**INSTRUCTION**
Your task is to give the listing below back word for word, pictures excluded.

**DATA PROVIDED**
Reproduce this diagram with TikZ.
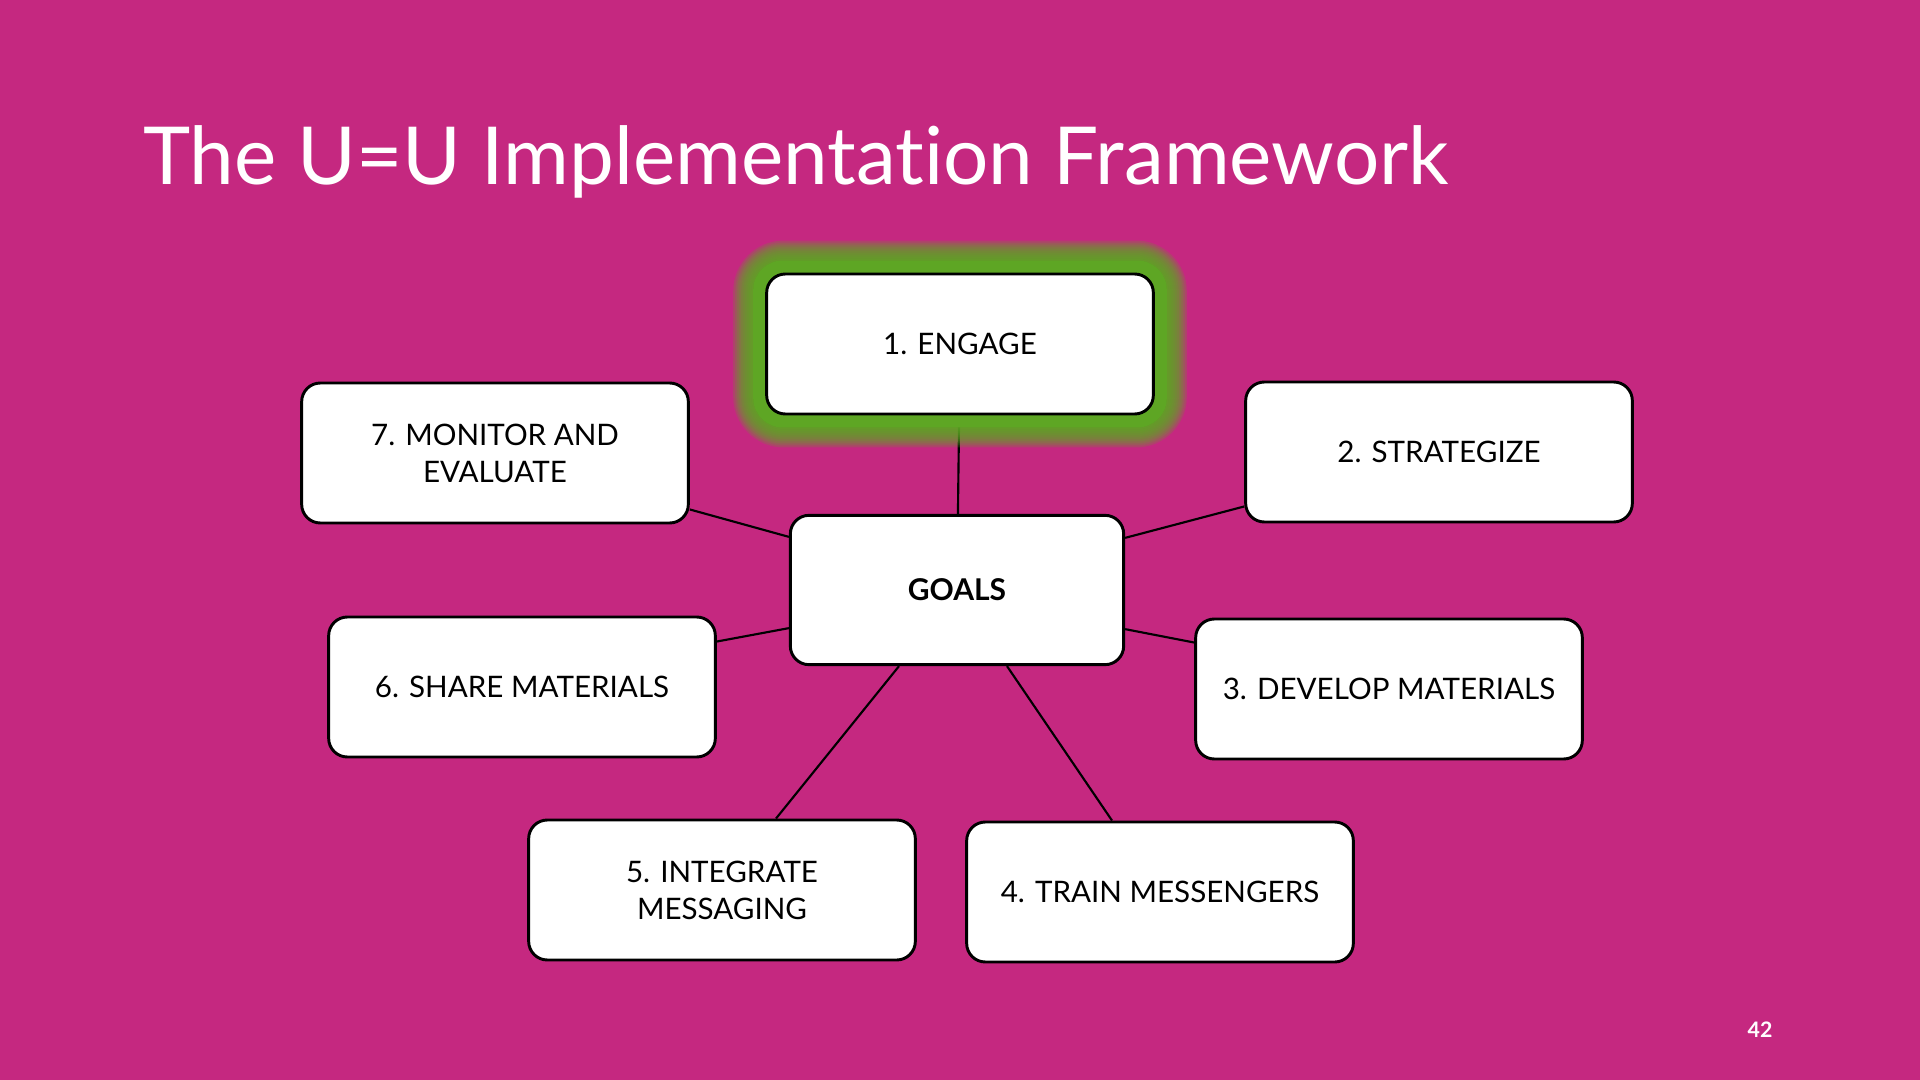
\documentclass[tikz,border=0pt]{standalone}
\usepackage{fontspec}
\setmainfont{Lato}[Ligatures=NoCommon]
\usetikzlibrary{calc,positioning,backgrounds}
\definecolor{uumagenta}{RGB}{197,40,128}
\definecolor{uugreen}{RGB}{94,166,36}
\tikzset{
  stagebox/.style={draw=black, line width=2.2pt, fill=white, rounded corners=14pt, minimum width=290pt, minimum height=105pt, inner sep=0pt, align=center, font=\fontsize{22.2}{27.75}\selectfont},
  goalbox/.style={stagebox, minimum width=250pt, minimum height=112pt, font=\fontsize{22.5}{27.75}\selectfont\bfseries},
  link/.style={black, line width=1.6pt},
}

\begin{document}
\begin{tikzpicture}[x=0.75pt, y=-0.75pt]
  \useasboundingbox (0,0) rectangle (1920,1080);
  \node[anchor=base west, inner sep=0pt, text=white, font=\fontsize{60}{70}\selectfont] (title) at (143,185) {The U=U Implementation Framework};
  \node[goalbox] (goals) at (957,590) {GOALS};
  \node[stagebox] (eng) at (960,344) {1. ENGAGE};
  \node[stagebox] (strat) at (1439,452) {2. STRATEGIZE};
  \node[stagebox] (dev) at (1389,689) {3. DEVELOP MATERIALS};
  \node[stagebox] (train) at (1160,892) {4. TRAIN MESSENGERS};
  \node[stagebox] (integ) at (722,890) {5. INTEGRATE\\MESSAGING};
  \node[stagebox] (share) at (522,687) {6. SHARE MATERIALS};
  \node[stagebox] (mon) at (495,453) {7. MONITOR AND\\EVALUATE};
  \node[text=white, font=\fontsize{16}{18}\selectfont\bfseries] (page) at (1760,1030) {42};
  \begin{pgfonlayer}{background}
    \fill[uumagenta] (0,0) rectangle (1920,1080);
    \draw[link] (eng) -- (goals);
    \draw[link] ($(mon.south east)+(0,-15)$) -- ($(goals.north west)+(0,23)$);
    \draw[link] ($(strat.south west)+(0,-17)$) -- ($(goals.north east)+(0,24)$);
    \draw[link] ($(share.north east)+(0,26)$) -- ($(goals.south west)+(0,-38)$);
    \draw[link] ($(dev.north west)+(0,25)$) -- ($(goals.south east)+(0,-37)$);
    \draw[link] ($(integ.north)+(54,0)$) -- ($(goals.south)+(-58,0)$);
    \draw[link] ($(train.north)+(-48,0)$) -- ($(goals.south)+(50,0)$);
    % glow round the first step
    \fill[uugreen, rounded corners=22pt] ($(eng.north west)+(-12,-12)$) rectangle ($(eng.south east)+(12,12)$);
    \foreach \g [evaluate=\g as \r using 14+0.75*\g] in {14,16,...,32}
      \fill[uugreen, opacity=0.22, rounded corners=\r pt] ($(eng.north west)+(-\g,-\g)$) rectangle ($(eng.south east)+(\g,\g)$);
  \end{pgfonlayer}
\end{tikzpicture}
\end{document}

**RESULT**
Reproduce this diagram with TikZ.
\documentclass[tikz,border=0pt]{standalone}
\usepackage{fontspec}
\setmainfont{Lato}[Ligatures=NoCommon]
\usetikzlibrary{calc,positioning,backgrounds}
\definecolor{uumagenta}{RGB}{197,40,128}
\definecolor{uugreen}{RGB}{94,166,36}
\tikzset{
  stagebox/.style={draw=black, line width=2.2pt, fill=white, rounded corners=14pt, minimum width=290pt, minimum height=105pt, inner sep=0pt, align=center, font=\fontsize{22.2}{27.75}\selectfont},
  goalbox/.style={stagebox, minimum width=250pt, minimum height=112pt, font=\fontsize{22.5}{27.75}\selectfont\bfseries},
  link/.style={black, line width=1.6pt},
}

\begin{document}
\begin{tikzpicture}[x=0.75pt, y=-0.75pt]
  \useasboundingbox (0,0) rectangle (1920,1080);
  \node[anchor=base west, inner sep=0pt, text=white, font=\fontsize{60}{70}\selectfont] (title) at (143,185) {The U=U Implementation Framework};
  \node[goalbox] (goals) at (957,590) {GOALS};
  \node[stagebox] (eng) at (960,344) {1. ENGAGE};
  \node[stagebox] (strat) at (1439,452) {2. STRATEGIZE};
  \node[stagebox] (dev) at (1389,689) {3. DEVELOP MATERIALS};
  \node[stagebox] (train) at (1160,892) {4. TRAIN MESSENGERS};
  \node[stagebox] (integ) at (722,890) {5. INTEGRATE\\MESSAGING};
  \node[stagebox] (share) at (522,687) {6. SHARE MATERIALS};
  \node[stagebox] (mon) at (495,453) {7. MONITOR AND\\EVALUATE};
  \node[text=white, font=\fontsize{16}{18}\selectfont\bfseries] (page) at (1760,1030) {42};
  \begin{pgfonlayer}{background}
    \fill[uumagenta] (0,0) rectangle (1920,1080);
    \draw[link] (eng) -- (goals);
    \draw[link] ($(mon.south east)+(0,-15)$) -- ($(goals.north west)+(0,23)$);
    \draw[link] ($(strat.south west)+(0,-17)$) -- ($(goals.north east)+(0,24)$);
    \draw[link] ($(share.north east)+(0,26)$) -- ($(goals.south west)+(0,-38)$);
    \draw[link] ($(dev.north west)+(0,25)$) -- ($(goals.south east)+(0,-37)$);
    \draw[link] ($(integ.north)+(54,0)$) -- ($(goals.south)+(-58,0)$);
    \draw[link] ($(train.north)+(-48,0)$) -- ($(goals.south)+(50,0)$);
    % glow round the first step
    \fill[uugreen, rounded corners=22pt] ($(eng.north west)+(-12,-12)$) rectangle ($(eng.south east)+(12,12)$);
    \foreach \g [evaluate=\g as \r using 14+0.75*\g] in {14,16,...,32}
      \fill[uugreen, opacity=0.22, rounded corners=\r pt] ($(eng.north west)+(-\g,-\g)$) rectangle ($(eng.south east)+(\g,\g)$);
  \end{pgfonlayer}
\end{tikzpicture}
\end{document}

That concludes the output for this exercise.